For some use cases, this is fine. For others, you need a way to unwind workflow progress. For example, we might want to cancel the shipment in our example order workflow. While you can handle this elsewhere, colocation is often preferable. Temporal gives you the tools to do this out of the box with the cancel
API and Saga class.
It's possible, but tricky, to implement cancellation yourself with careful use of waitForEvent
.
§Workflow Introspection
The get
method provides a workflow handle on the workflow binding in your worker. instance.status()
will get you the workflow status (queued, running, complete, etc), the output value if it succeeded, or the error message if it failed. It does not give you details about which steps succeed or failed.
Detailed information, including details about step execution, is available in the REST API. This is one way you could have a cleanup workflow determine what needs to be cleaned up. But, Cloudflare's REST APIs are heavily rate limited: you get 1200 requests per 5 minutes. Depending on your scale, this might be plenty, or it might round to zero (especially considering it's shared with other APIs).
§Platform Limits
There are various platform limits applied to workflows, some of which are inherited from the workers limits (since workflows are implemented atop workers).
You can only create 100 workflows per 10 seconds. This is quite restrictive. You can get higher throughput using the createBatch
API:
Create (trigger) a batch of new instance of the given Workflow, up to 100 instances at a time.
This is useful when you are scheduling multiple instances at once. A call to createBatch is treated the same as a call to create (for a single instance) and allows you to work within the instance creation limit.

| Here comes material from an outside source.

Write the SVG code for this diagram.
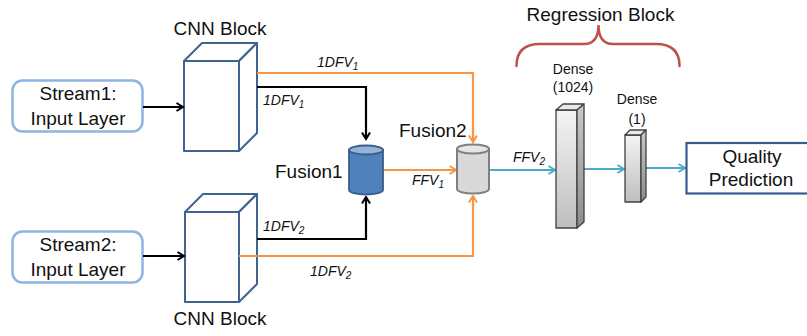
<svg xmlns="http://www.w3.org/2000/svg" width="807" height="336" viewBox="0 0 807 336">
<defs>
<style>
.t{font-family:"Liberation Sans",Arial,sans-serif;font-size:19px;fill:#111}
.lbl{font-family:"Liberation Sans",Arial,sans-serif;font-size:14px;font-style:italic;fill:#111}
.sm{font-family:"Liberation Sans",Arial,sans-serif;font-size:14px;fill:#111}
.inbox{fill:#fff;stroke:#8EB4E3;stroke-width:2.5}
.cnn{fill:#fff;stroke:#41648F;stroke-width:2;stroke-linejoin:round}
.blk{fill:none;stroke:#000;stroke-width:2.2}
.org{fill:none;stroke:#F79646;stroke-width:2.2}
.teal{fill:none;stroke:#4BACC6;stroke-width:2.2}
.bar{stroke:#404040;stroke-width:1.3;stroke-linejoin:round}
</style>
<marker id="ab" viewBox="0 0 10 10" refX="8.5" refY="5" markerWidth="10" markerHeight="10" markerUnits="userSpaceOnUse" orient="auto"><path d="M2,1 L8.5,5 L2,9" fill="none" stroke="#000" stroke-width="2"/></marker>
<marker id="ao" viewBox="0 0 10 10" refX="8.5" refY="5" markerWidth="10" markerHeight="10" markerUnits="userSpaceOnUse" orient="auto"><path d="M2,1 L8.5,5 L2,9" fill="none" stroke="#F79646" stroke-width="2"/></marker>
<marker id="at" viewBox="0 0 10 10" refX="8.5" refY="5" markerWidth="10" markerHeight="10" markerUnits="userSpaceOnUse" orient="auto"><path d="M2,1 L8.5,5 L2,9" fill="none" stroke="#4BACC6" stroke-width="2"/></marker>
<linearGradient id="gbar" x1="0" y1="0" x2="0" y2="1"><stop offset="0" stop-color="#F4F4F4"/><stop offset="1" stop-color="#BEBEBE"/></linearGradient>
<linearGradient id="gside" x1="0" y1="0" x2="0" y2="1"><stop offset="0" stop-color="#C8C8C8"/><stop offset="1" stop-color="#8C8C8C"/></linearGradient>
</defs>
<rect width="807" height="336" fill="#fff"/>

<g id="stream1">
<rect class="inbox" x="12.5" y="80.5" width="130" height="51" rx="10"/>
<text class="t" x="78" y="100" text-anchor="middle">Stream1:</text>
<text class="t" x="78" y="125" text-anchor="middle">Input Layer</text>
</g>
<g id="stream2">
<rect class="inbox" x="12.5" y="231.5" width="130" height="51" rx="10"/>
<text class="t" x="78" y="251" text-anchor="middle">Stream2:</text>
<text class="t" x="78" y="276" text-anchor="middle">Input Layer</text>
</g>

<g id="cnn1">
<rect class="cnn" x="184" y="61" width="55" height="90"/>
<polygon class="cnn" points="184,61 202,43 257,43 239,61"/>
<polygon class="cnn" points="239,61 257,43 257,133 239,151"/>
<text class="t" x="220" y="35" text-anchor="middle">CNN Block</text>
</g>
<g id="cnn2">
<rect class="cnn" x="185" y="212" width="54" height="90"/>
<polygon class="cnn" points="185,212 203,194 257,194 239,212"/>
<polygon class="cnn" points="239,212 257,194 257,284 239,302"/>
<text class="t" x="220" y="325" text-anchor="middle">CNN Block</text>
</g>

<g id="connectors">
<path class="blk" d="M143,107 H183" marker-end="url(#ab)"/>
<path class="blk" d="M143,256 H184" marker-end="url(#ab)"/>
<path class="blk" d="M257,87 H366 V139" marker-end="url(#ab)"/>
<path class="blk" d="M257,239 H366 V197" marker-end="url(#ab)"/>
<path class="org" d="M257,73 H473 V142" marker-end="url(#ao)"/>
<path class="org" d="M239,256 H473 V196" marker-end="url(#ao)"/>
<path class="org" d="M383,170 H456" marker-end="url(#ao)"/>
<path class="teal" d="M489,170 H555" marker-end="url(#at)"/>
<path class="teal" d="M584,169 H624" marker-end="url(#at)"/>
<path class="teal" d="M646,168 H685" marker-end="url(#at)"/>
<text class="lbl" x="317" y="67">1DFV<tspan font-size="10" dy="3">1</tspan></text>
<text class="lbl" x="263" y="105">1DFV<tspan font-size="10" dy="3">1</tspan></text>
<text class="lbl" x="263" y="231">1DFV<tspan font-size="10" dy="3">2</tspan></text>
<text class="lbl" x="310" y="276">1DFV<tspan font-size="10" dy="3">2</tspan></text>
<text class="lbl" x="412" y="185">FFV<tspan font-size="10" dy="3">1</tspan></text>
<text class="lbl" x="513" y="162">FFV<tspan font-size="10" dy="3">2</tspan></text>
</g>

<g id="fusion1">
<path d="M349,150 V190 A17,4.5 0 0 0 383,190 V150 Z" fill="#4F81BD" stroke="#385D8A" stroke-width="1.8"/>
<ellipse cx="366" cy="150" rx="17" ry="4.5" fill="#95B3D7" stroke="#385D8A" stroke-width="1.8"/>
<text class="t" x="275" y="178">Fusion1</text>
</g>
<g id="fusion2">
<path d="M457,149 V189 A16,4.5 0 0 0 489,189 V149 Z" fill="#D9D9D9" stroke="#7F7F7F" stroke-width="2"/>
<ellipse cx="473" cy="149" rx="16" ry="4.5" fill="#E6E6E6" stroke="#7F7F7F" stroke-width="2"/>
<text class="t" x="399" y="137">Fusion2</text>
</g>

<g id="regression">
<path d="M516.5,66 Q516.5,44 540,44 H584 Q598.5,44 598.5,25 Q598.5,44 613,44 H656 Q679.5,44 679.5,66" fill="none" stroke="#C0504D" stroke-width="2.5" stroke-linecap="round"/>
<text class="t" x="600.5" y="21" text-anchor="middle">Regression Block</text>
</g>

<g id="dense1024">
<rect class="bar" x="556" y="110" width="21" height="118" fill="url(#gbar)"/>
<polygon class="bar" points="556,110 563,104 584,104 577,110" fill="#E8E8E8"/>
<polygon class="bar" points="577,110 584,104 584,222 577,228" fill="url(#gside)"/>
<text class="sm" x="573" y="74" text-anchor="middle">Dense</text>
<text class="sm" x="573" y="92" text-anchor="middle">(1024)</text>
</g>
<g id="dense1">
<rect class="bar" x="625" y="135" width="16" height="67" fill="url(#gbar)"/>
<polygon class="bar" points="625,135 630,130 646,130 641,135" fill="#E8E8E8"/>
<polygon class="bar" points="641,135 646,130 646,197 641,202" fill="url(#gside)"/>
<text class="sm" x="637" y="104" text-anchor="middle">Dense</text>
<text class="sm" x="637" y="124" text-anchor="middle">(1)</text>
</g>

<g id="quality">
<rect x="686.5" y="143" width="130" height="50.5" fill="#fff" stroke="#385D8A" stroke-width="2.2"/>
<text class="t" x="752" y="163" text-anchor="middle">Quality</text>
<text class="t" x="751" y="186" text-anchor="middle">Prediction</text>
</g>
</svg>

You can achieve batching by sending your events to a queue rather than directly creating workflows. Your consumer can dequeue batches, and create the set of workflows in a single call. It's important to use a consistent workflow ID in this scenario in order to avoid creating duplicate workflows for retried or duplicate events.
You're limited to 25 concurrent instances on the free tier or 4500 on the paid tier. Given the paid tier is $25 / month, this is very good bang for the buck compared to other cloud offerings like Inngest and Trigger.dev.

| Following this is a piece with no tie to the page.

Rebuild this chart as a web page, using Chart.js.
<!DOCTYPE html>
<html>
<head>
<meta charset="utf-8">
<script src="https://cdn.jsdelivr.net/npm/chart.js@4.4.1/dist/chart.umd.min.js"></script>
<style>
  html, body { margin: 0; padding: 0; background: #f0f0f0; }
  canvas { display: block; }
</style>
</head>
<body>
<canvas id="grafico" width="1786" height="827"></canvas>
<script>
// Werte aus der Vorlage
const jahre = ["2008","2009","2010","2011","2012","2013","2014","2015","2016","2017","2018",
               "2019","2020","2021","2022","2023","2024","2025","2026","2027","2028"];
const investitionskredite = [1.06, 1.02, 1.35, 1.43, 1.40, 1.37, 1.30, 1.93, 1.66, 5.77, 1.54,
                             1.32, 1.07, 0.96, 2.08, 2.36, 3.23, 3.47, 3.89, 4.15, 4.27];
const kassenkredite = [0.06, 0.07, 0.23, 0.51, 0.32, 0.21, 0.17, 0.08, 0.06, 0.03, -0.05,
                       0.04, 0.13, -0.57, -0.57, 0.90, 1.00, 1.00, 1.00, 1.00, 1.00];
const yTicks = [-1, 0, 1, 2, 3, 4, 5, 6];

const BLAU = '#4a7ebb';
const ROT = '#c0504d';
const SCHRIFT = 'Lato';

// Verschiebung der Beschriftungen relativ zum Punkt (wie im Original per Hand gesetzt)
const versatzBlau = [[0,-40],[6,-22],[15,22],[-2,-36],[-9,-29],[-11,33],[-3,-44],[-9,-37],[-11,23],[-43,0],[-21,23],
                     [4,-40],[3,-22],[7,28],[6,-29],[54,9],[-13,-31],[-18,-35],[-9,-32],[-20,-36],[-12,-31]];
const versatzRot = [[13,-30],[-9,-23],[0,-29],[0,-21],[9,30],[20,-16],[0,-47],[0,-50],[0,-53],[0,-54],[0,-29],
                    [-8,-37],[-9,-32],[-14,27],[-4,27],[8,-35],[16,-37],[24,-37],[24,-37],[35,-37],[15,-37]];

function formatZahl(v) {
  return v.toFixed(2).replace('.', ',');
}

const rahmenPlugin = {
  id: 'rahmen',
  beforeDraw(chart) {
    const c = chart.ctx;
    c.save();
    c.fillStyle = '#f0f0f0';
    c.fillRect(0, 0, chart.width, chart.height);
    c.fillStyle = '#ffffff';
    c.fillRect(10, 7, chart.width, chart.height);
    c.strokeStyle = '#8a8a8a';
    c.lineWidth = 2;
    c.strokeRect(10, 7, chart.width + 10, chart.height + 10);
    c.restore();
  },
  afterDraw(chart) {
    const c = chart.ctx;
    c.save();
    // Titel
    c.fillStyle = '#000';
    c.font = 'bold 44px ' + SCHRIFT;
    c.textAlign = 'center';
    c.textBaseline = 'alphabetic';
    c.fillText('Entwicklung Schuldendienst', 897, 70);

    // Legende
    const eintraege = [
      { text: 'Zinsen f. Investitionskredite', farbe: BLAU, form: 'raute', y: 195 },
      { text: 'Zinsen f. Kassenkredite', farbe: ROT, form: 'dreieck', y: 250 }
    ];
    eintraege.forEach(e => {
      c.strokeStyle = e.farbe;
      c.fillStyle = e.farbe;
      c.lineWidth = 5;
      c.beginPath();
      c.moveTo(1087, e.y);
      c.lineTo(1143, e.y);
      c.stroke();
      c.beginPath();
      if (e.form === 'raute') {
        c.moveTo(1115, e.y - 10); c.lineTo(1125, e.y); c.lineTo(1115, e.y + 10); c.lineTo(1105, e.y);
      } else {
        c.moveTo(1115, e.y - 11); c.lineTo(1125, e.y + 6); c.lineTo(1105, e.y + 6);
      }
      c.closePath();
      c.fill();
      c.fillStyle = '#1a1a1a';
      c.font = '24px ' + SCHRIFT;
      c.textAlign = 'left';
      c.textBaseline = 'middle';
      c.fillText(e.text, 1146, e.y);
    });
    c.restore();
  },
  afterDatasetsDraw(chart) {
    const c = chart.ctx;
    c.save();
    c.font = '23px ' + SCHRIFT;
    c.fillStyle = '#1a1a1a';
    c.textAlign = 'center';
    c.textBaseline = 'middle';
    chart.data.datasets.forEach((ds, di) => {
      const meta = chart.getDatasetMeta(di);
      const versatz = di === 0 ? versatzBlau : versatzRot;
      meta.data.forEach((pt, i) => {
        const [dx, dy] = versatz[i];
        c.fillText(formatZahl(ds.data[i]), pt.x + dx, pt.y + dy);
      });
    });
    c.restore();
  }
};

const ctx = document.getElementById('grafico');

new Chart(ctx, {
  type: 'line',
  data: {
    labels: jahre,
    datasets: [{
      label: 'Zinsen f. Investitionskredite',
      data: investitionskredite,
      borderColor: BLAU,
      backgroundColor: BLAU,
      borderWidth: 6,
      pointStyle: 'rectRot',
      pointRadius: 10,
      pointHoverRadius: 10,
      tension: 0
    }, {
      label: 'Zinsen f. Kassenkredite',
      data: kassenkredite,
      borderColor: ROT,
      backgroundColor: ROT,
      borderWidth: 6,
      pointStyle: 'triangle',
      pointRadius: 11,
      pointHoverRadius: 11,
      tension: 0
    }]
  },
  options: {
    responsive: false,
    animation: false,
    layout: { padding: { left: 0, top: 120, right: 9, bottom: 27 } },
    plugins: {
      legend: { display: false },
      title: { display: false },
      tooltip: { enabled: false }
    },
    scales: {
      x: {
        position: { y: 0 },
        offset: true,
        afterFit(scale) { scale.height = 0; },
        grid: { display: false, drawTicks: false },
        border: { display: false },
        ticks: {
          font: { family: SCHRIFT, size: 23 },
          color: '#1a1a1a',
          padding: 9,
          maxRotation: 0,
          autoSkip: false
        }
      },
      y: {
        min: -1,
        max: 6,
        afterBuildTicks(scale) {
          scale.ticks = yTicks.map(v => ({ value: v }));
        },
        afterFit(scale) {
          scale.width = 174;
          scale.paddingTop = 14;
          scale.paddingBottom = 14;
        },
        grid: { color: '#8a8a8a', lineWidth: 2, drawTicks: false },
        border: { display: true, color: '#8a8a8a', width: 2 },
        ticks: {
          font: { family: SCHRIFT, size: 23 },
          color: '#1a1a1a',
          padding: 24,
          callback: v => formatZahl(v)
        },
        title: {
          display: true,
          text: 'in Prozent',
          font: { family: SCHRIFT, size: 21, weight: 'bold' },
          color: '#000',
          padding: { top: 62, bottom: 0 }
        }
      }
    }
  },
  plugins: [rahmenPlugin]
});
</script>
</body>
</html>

Both limits are account-wide, not per workflow. If you have several different workflows and moderate traffic, you can easily hit the create rate limit.
Other limits, like 1024 steps per workflow and max 1GB instance state (100 MB on the free tier), are not much different from other offerings.
§Developing with Wrangler
When developing with wrangler
locally, none of these limits are enforced. So, it's possible to shoot yourself in the foot and develop something that will work locally but fail in production. If you've used Cloudflare Workers before, you've probably experienced this. It's one of the more annoying things about developing for Cloudflare.
§Workflow Versioning
Making changes to durable workflows is tricky. Cloudflare has no documentation around this. You're on your own, so be careful. I haven't experimented with upgrading a workflow and I'm guessing some general principles will hold:
- Appending a step to the end of a workflow should always be fine
- Adding a step in the middle of a workflow is probably going to cause a problem
- if you change the result type of a step, you should be sure wherever its consumed can also use the previous type
§The Verdict
Cloudflare Workflows is a basic implementation of durable execution. For the indie dev already on Cloudflare, it can be a fine choice, though the DX of Trigger.dev and Inngest is generally better. Each of those include React SDKs to subscribe to workflow outputs and status changes, and include some features to help develop AI workflows.
Bigger users need to carefully evaluate the limits, particularly workflow creation rate limits, and decide if they're acceptable. I'm guessing Cloudflare is more than willing to increase these limits for certain customers, but it might cost you.